Disenfranchised Bedouin youth

The Center for Information and Higher Education in the Naqab (Negev) presented troubling information as regards education among the Arab Bedouin of the Naqab. Only 2,000 Arab Bedouin graduate from high-school every year, and less than 10% thereafter enter institutions of higher education. In addition, approximately two-thirds of students change their program of study when at university/college, while a quarter of female Bedouin do not complete their bachelors.

Approximately two-thirds of Bedouin that do enter institutions of higher education do not succeed in English. Furthermore, on average a Bedouin student stays a year longer at an institution of higher education than his Jewish counterpart. (www.arabs48.com, November 23, 2005).

You need only to see the living conditions for Bedouin in the unrecognised villages of the Naqab to understand why the above is happening.

It's very shocking, and such a shame that youth are being deprived of a future. They have no present, and the only way to make a future would be through education - and they don't even have that made available to them.

Unreal.

1 comment:

John said...

"You need only to see the living conditions for Bedouin in the unrecognised villages of the Naqab to understand why the above is happening."

Have you ever met students from the unrecognized villages? Some of these kids are the brightest, and most ambitious among the Bedouin. I taught a kid who lived near an air force base (makes it hard to get a good night's sleep) but whipped everyone's butt in English. Don't turn them all into victims, because that suits your social justice narrative. I know Master's students and people with Ph.D.'s who grew up in unrecognized villages. By the way, there are great disparities from one "unrecognized village" to the next. I know someone living in an unrecognized village who has internet access, running water and solar power.

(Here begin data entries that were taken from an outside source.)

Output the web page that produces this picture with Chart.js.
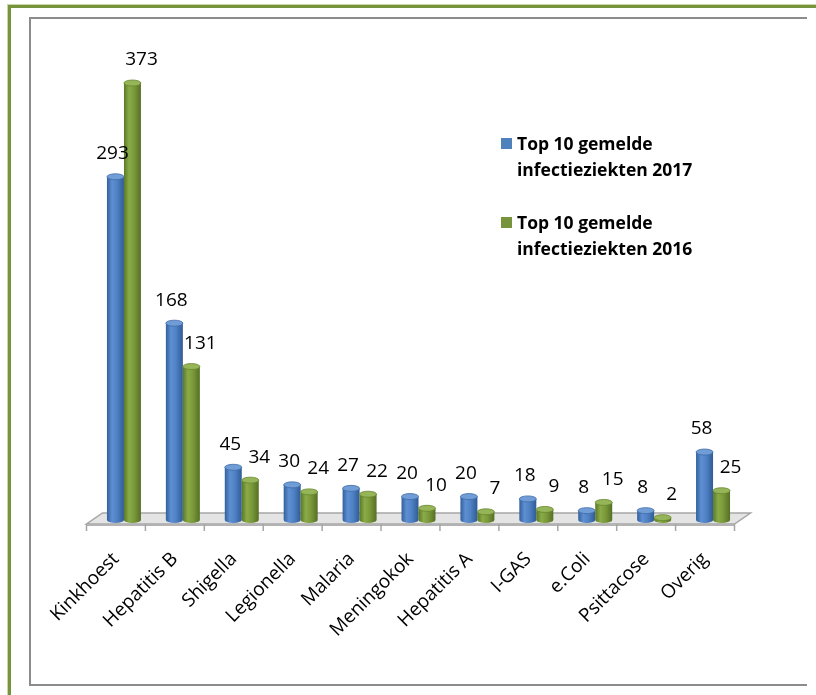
<!DOCTYPE html>
<html>
<head>
<meta charset="utf-8">
<script src="https://cdn.jsdelivr.net/npm/chart.js@4/dist/chart.umd.min.js"></script>
<style>
  html, body { margin: 0; padding: 0; background: #fff; overflow: hidden; }
  #page { position: relative; width: 816px; height: 695px; overflow: hidden; }
  #outer { position: absolute; left: 8px; top: 5px; width: 900px; height: 800px;
           border: 3px solid #77933c; box-shadow: 0 0 0 1px #c9d9a6; }
  .frame { position: absolute; background: #8c8c8c; z-index: 2; }
  #wrap { position: absolute; left: 0; top: 0; width: 816px; height: 695px; }
  #legend { position: absolute; left: 501px; top: 130px; font: bold 17.5px "Open Sans", sans-serif; color: #000; }
  .lg-item { display: flex; align-items: flex-start; margin-bottom: 27px; }
  .lg-box { width: 11px; height: 11px; margin-top: 8px; margin-right: 5px; flex: none; }
  .lg-text { width: 200px; line-height: 26px; }
</style>
</head>
<body>
<div id="page">
  <div id="outer"></div>
  <div id="wrap"><canvas id="chart" width="816" height="695"></canvas></div>
  <div class="frame" style="left:29px; top:17px; width:778px; height:2px;"></div>
  <div class="frame" style="left:29px; top:17px; width:2px; height:669px;"></div>
  <div class="frame" style="left:29px; top:684px; width:778px; height:2px;"></div>
  <div id="legend"></div>
</div>
<script>
/* ── Data ─────────────────────────────────────────────────────────────── */
const categories  = ['Kinkhoest', 'Hepatitis B', 'Shigella', 'Legionella', 'Malaria',
                     'Meningokok', 'Hepatitis A', 'I-GAS', 'e.Coli', 'Psittacose', 'Overig'];
const values2017  = [293, 168, 45, 30, 27, 20, 20, 18, 8, 8, 58];
const values2016  = [373, 131, 34, 24, 22, 10, 7, 9, 15, 2, 25];
const seriesNames = ['Top 10 gemelde infectieziekten 2017', 'Top 10 gemelde infectieziekten 2016'];
const yMax = 400;

/* ── Cylinder shading per series ──────────────────────────────────────── */
const shades = [
  { key: '#4f81bd', stops: ['#32609c', '#5e8fd3', '#4f81c4', '#305c96'], top: '#719dd6', rim: '#3d6ba8', dx: -3 },
  { key: '#77933c', stops: ['#5b7827', '#8aab47', '#7a993a', '#566f24'], top: '#95b558', rim: '#66852c', dx: 9 },
];

function drawCylinder(ctx, bar, s) {
  const { x, y, base, width } = bar.getProps(['x', 'y', 'base', 'width'], true);
  const left = x - width / 2, right = x + width / 2;
  const rx = width / 2, ry = 3;
  const g = ctx.createLinearGradient(left, 0, right, 0);
  g.addColorStop(0, s.stops[0]);
  g.addColorStop(0.3, s.stops[1]);
  g.addColorStop(0.6, s.stops[2]);
  g.addColorStop(1, s.stops[3]);
  ctx.fillStyle = g;
  ctx.beginPath();
  ctx.moveTo(left, y);
  ctx.lineTo(left, base);
  ctx.ellipse(x, base, rx, ry, 0, Math.PI, 0, true);
  ctx.lineTo(right, y);
  ctx.closePath();
  ctx.fill();
  // top cap
  ctx.beginPath();
  ctx.ellipse(x, y, rx, ry, 0, 0, Math.PI * 2);
  ctx.fillStyle = s.top;
  ctx.fill();
  ctx.strokeStyle = s.rim;
  ctx.lineWidth = 0.8;
  ctx.stroke();
}

/* ── Plugin: 3D floor, cylinders, value labels ────────────────────────── */
const cylinderPlugin = {
  id: 'cylinderPlugin',
  beforeDatasetsDraw(chart) {
    const { ctx, chartArea } = chart;
    const base = chart.scales.y.getPixelForValue(0);
    const L = chartArea.left, R = chartArea.right;
    const catW = (R - L) / categories.length;
    const fy = base + 4, by = base - 7;
    ctx.save();
    // floor
    ctx.beginPath();
    ctx.moveTo(L - 8, fy);
    ctx.lineTo(R - 8, fy);
    ctx.lineTo(R + 8, by);
    ctx.lineTo(L + 8, by);
    ctx.closePath();
    ctx.fillStyle = '#e4e4e4';
    ctx.fill();
    ctx.strokeStyle = '#a6a6a6';
    ctx.lineWidth = 1.5;
    ctx.stroke();
    // front edge thickness
    ctx.fillStyle = '#b3b3b3';
    ctx.fillRect(L - 8, fy, R - L, 2);
    // tick marks on the front edge
    ctx.strokeStyle = '#a6a6a6';
    ctx.lineWidth = 1.5;
    for (let i = 0; i <= categories.length; i++) {
      const tx = L - 8 + i * catW;
      ctx.beginPath();
      ctx.moveTo(tx, fy);
      ctx.lineTo(tx, fy + 7);
      ctx.stroke();
    }
    ctx.restore();
  },
  beforeDatasetDraw() {
    return false;
  },
  afterDatasetsDraw(chart) {
    const ctx = chart.ctx;
    ctx.save();
    const metas = chart.data.datasets.map((d, i) => chart.getDatasetMeta(i));
    categories.forEach((c, idx) => {
      metas.forEach((m, si) => drawCylinder(ctx, m.data[idx], shades[si]));
    });
    ctx.font = '19px "Open Sans", sans-serif';
    ctx.fillStyle = '#000';
    ctx.textAlign = 'center';
    ctx.textBaseline = 'middle';
    metas.forEach((m, si) => {
      m.data.forEach((bar, idx) => {
        const val = chart.data.datasets[si].data[idx];
        ctx.fillText(String(val), bar.x + shades[si].dx, bar.y - 23);
      });
    });
    ctx.restore();
  }
};

/* ── Chart ────────────────────────────────────────────────────────────── */
const chart = new Chart(document.getElementById('chart'), {
  type: 'bar',
  data: {
    labels: categories,
    datasets: [
      { label: seriesNames[0], data: values2017, backgroundColor: shades[0].key },
      { label: seriesNames[1], data: values2016, backgroundColor: shades[1].key },
    ]
  },
  options: {
    responsive: false,
    animation: false,
    devicePixelRatio: 1,
    categoryPercentage: 0.577,
    barPercentage: 1,
    layout: { padding: { left: 94.5, right: 73.5, top: 51.4, bottom: 0 } },
    plugins: {
      legend: { display: false },
      tooltip: { enabled: false },
    },
    scales: {
      x: {
        grid: { display: false, drawTicks: false },
        border: { display: false },
        ticks: {
          autoSkip: false,
          minRotation: 45,
          maxRotation: 45,
          labelOffset: -8,
          padding: 28,
          color: '#000',
          font: { family: 'Open Sans', size: 19 },
        },
        afterFit(scale) { scale.height = 175; }
      },
      y: { display: false, min: 0, max: yMax }
    }
  },
  plugins: [cylinderPlugin]
});

/* ── HTML legend (two-line entries) ───────────────────────────────────── */
document.getElementById('legend').innerHTML = chart.data.datasets.map(d => `
  <div class="lg-item">
    <div class="lg-box" style="background:${d.backgroundColor}"></div>
    <div class="lg-text">${d.label}</div>
  </div>`).join('');
</script>
</body>
</html>
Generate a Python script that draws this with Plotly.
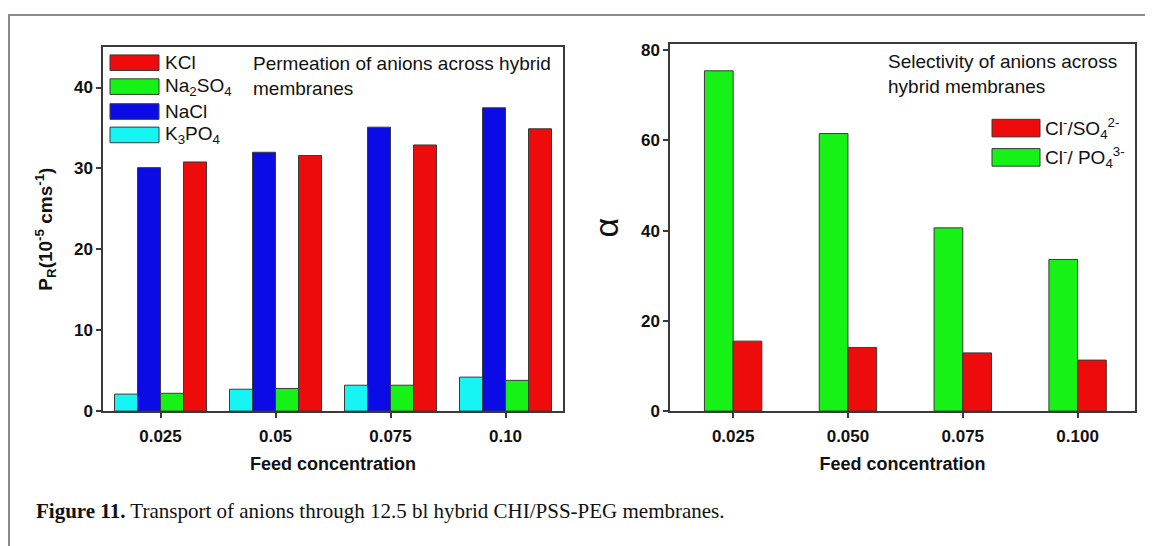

You have to remember that living in an unrecognized village is a choice made by many Israeli Bedouin (40 percent of the Negev Bedouin), because of diverse reasons. The state of Israel, not unlike its neighbours, wants all Bedouin to move into planned communities for reasons of efficiency (the provision of services), but also because it views the lands they consider tribal lands as state lands. The Bedouin in Israel, like their counter-parts in many Middle Eastern states, are in conflict with the state over land ownership. Whether you are on the side of the Bedouin or on the side of the state, please start treating the Bedouin as agents involved in a land conflict with the state, rather than as passive victims. Every Bedouin living in an unrecognized village has the choice of moving to a recognized Bedouin town in the Negev and of improving their living conditions. Those who choose not to do so have decided that they can manage quite well in their unrecognized village, thanks to generators, cell phones, school buses and their proximity to health clinics in near-by recognized villages. They've made a rational choice and calculated that the costs of moving outweigh the material benefits that they may attain.

Having spent the past three years in the Negev, I would go so far as to wager that the material conditions in which they live are less significant than other factors in determining the Bedouin's lower educational achievements (please note: contrary to what you may think, there is a veritable education revolution going on among Israeli Bedouin, especially Bedouin girls). Poverty is not the only factor that is keeping Bedouin students from being high achievers: the large size of Bedouin families, their parents' lack of education and the lack of good teachers in the Bedouin education system all make it more difficult for Bedouin students to succeed.